Costretti a mettere mano su un porto, quello di Marciana Marina, che in verità così come è, arruffato nell’assetto e carente nei servizi, non va bene, si è tracciato un costoso progetto (con involontaria ironia è stato definito ottimale) le cui strutture previste sono un insulto grave al paese. Toccare l’area portuale è maneggiare il futuro: occorre lungimiranza, si richiede prudenza. Qualsiasi persona di buon senso non può credere che un gruppo di Marinesi veraci abbia intenzione di deturpare per sempre il volto del paese-madre e nutrano la convinzione che il disegno previsto sia giusto. Tenendosi lontani dalle idee politiche e dai motivi personali, come da interessi di parte o valutazioni soggettive, bisogna abbracciare il comune interesse, praticare la condivisione, accettare il dialogo e smettere infine di considerare le osservazioni avanzate da più parti come frecce scagliate da un nemico. Non si vuole per niente lanciare un vogliamoci bene, ma un invito alla tolleranza e ad una fattiva opera di amore per un paese che chiede cura rispettosa. Che alla Marina terra e mare continuino a incontrarsi senza imponenti strutture di cemento!
Queste righe sono rivolte a tutti coloro che conoscono i dettagli del problema, hanno veduto in giro, messe a confronto, le immagini di come appare ora e di come apparirebbe poi il nostro paese se l’intervento concepito venisse maledettamente attuato. E spaventa la massa di tetri blocchi di cemento a quattro zampe della diga foranea formanti una muraglia alta fino a cinque metri alla testata del porto ulteriormente allungato, appesantito da uno spiazzo a forma di martello. E altri pennelli, elle di cemento, mentre nel fondale l’ecosistema andrebbe a gambe all’aria e la vita degli organismi animali e vegetali soffrirebbe per il degrado della Posidonia oceanica, ecologicamente importante. Si è già pianto per la scomparsa dagli scoglietti del granchio corridore, evocato in arte da Riccardo Mazzei pochi mesi or sono, e non vorremmo scomparisse dal fondo la Pinna nobilis, detta nacchera!

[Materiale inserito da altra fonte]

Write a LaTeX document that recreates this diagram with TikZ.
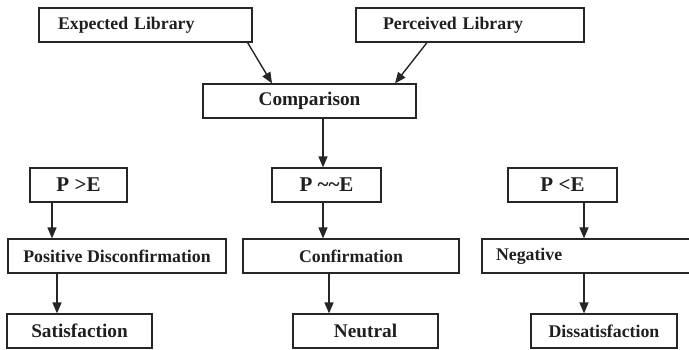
\documentclass[tikz,border=0pt]{standalone}
\usepackage{fontspec}
\setmainfont{Liberation Serif}
\usetikzlibrary{arrows.meta,calc}
\tikzset{
  box/.style={draw=black!85, line width=1.2pt, minimum height=34pt, inner sep=0pt,
    font=\bfseries\fontsize{17.8}{20}\selectfont, text=black!88},
  bigtxt/.style={font=\bfseries\fontsize{19.3}{22}\selectfont},
  reltxt/.style={font=\bfseries\fontsize{21}{24}\selectfont},
  lefttxt/.style={align=left, text width=#1},
  arr/.style={draw=black!85, line width=1.4pt, -{Triangle[length=11pt,width=9pt]}}
}
\begin{document}
\begin{tikzpicture}[x=1pt,y=-1pt]
  \clip (0,0) rectangle (689,350);
  \fill[white] (0,0) rectangle (689,350);

  % inputs
  \node[box, minimum width=213pt, inner xsep=19pt, lefttxt=175pt] (exp) at (145.5,25) {Expected Library};
  \node[box, minimum width=228pt, inner xsep=27pt, lefttxt=174pt] (perc) at (470,25) {Perceived Library};
  \node[box, bigtxt, minimum width=213pt] (comp) at (309.5,101) {Comparison};

  % relations between P and E
  \node[box, reltxt, minimum width=97pt] (pge) at (78.5,185) {P >E};
  \node[box, reltxt, minimum width=109pt] (peq) at (326.5,185) {P \textasciitilde\textasciitilde E};
  \node[box, reltxt, minimum width=109pt] (plt) at (562.5,185) {P <E};

  % (dis)confirmation
  \node[box, minimum width=218pt] (posd) at (117,256) {Positive Disconfirmation};
  \node[box, minimum width=216pt] (conf) at (351,256) {Confirmation};
  \node[box, minimum width=218pt, inner xsep=14pt, lefttxt=190pt] (neg) at (591,256) {Negative};

  % outcomes
  \node[box, bigtxt, minimum width=145pt] (sat) at (79.5,331) {Satisfaction};
  \node[box, bigtxt, minimum width=145pt] (neu) at (365.5,331) {Neutral};
  \node[box, minimum width=146pt] (dis) at (604,331) {Dissatisfaction};

  % connectors
  \draw[arr] ([xshift=-5pt]exp.south east) -- ([xshift=-37.5pt]comp.north);
  \draw[arr] ([xshift=-43pt]perc.south) -- ([xshift=85.5pt]comp.north);
  \draw[arr] ([xshift=13.5pt]comp.south) -- ([xshift=13.5pt]comp.south |- peq.north);

  \draw[arr] ([xshift=-26.5pt]pge.south) -- ([xshift=-26.5pt]pge.south |- posd.north);
  \draw[arr] ([xshift=-60pt]posd.south) -- ([xshift=-60pt]posd.south |- sat.north);

  \draw[arr] ([xshift=-3.5pt]peq.south) -- ([xshift=-3.5pt]peq.south |- conf.north);
  \draw[arr] ([xshift=-22pt]conf.south) -- ([xshift=-22pt]conf.south |- neu.north);

  \draw[arr] ([xshift=21.5pt]plt.south) -- ([xshift=21.5pt]plt.south |- neg.north);
  \draw[arr] ([xshift=21.5pt]plt.south |- neg.south) -- ([xshift=21.5pt]plt.south |- dis.north);
\end{tikzpicture}
\end{document}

La nostra parola vuole arrivare al cuore della cittadinanza, del sindaco e dei suoi assessori; vuole risvegliare l’interesse del Presidente della Regione e di chi, in seno ad essa, è preposto alla pianificazione del territorio e del paesaggio, alla difesa dell’ambiente. Chiediamo che rubino una manciata di minuti alla loro attività quotidiana e si leggano con dedizione le pagine scritte, dal febbraio del 2013 sino ad oggi, non senza fatica e a buon fine, da Legambiente, come anche da altre associazioni e cittadini privati: si suggerisce che il porto sia al servizio del paese e non il paese al servizio del porto! Quello disegnato sarebbe un porto congestionato e non leggero, un porto inquinato e non verde; infine, un porto privatizzato e non più bene comune dei cittadini. I quali sono perplessi e contrariati, e per ora non ascoltati. Attaccati al paese come lampate allo scoglio, si aspettano un gesto di rispetto se non d’amore.
Cose d’acqua salata, da discutere davanti a un bicchiere di buon vino!
Che cosa si propone? Perfezionare le strutture ora esistenti e non costruirne altre; migliorare e non aggiungere; limare il già fatto, togliendo quel che è distorto; approntare adeguati servizi di rifornimento, informazione, assistenza.
Intanto la Torre Pisana, con la sua veste bucherellata, cerca e non trova la propria immagine: il suo specchio di mare ha cessato di rifletterla.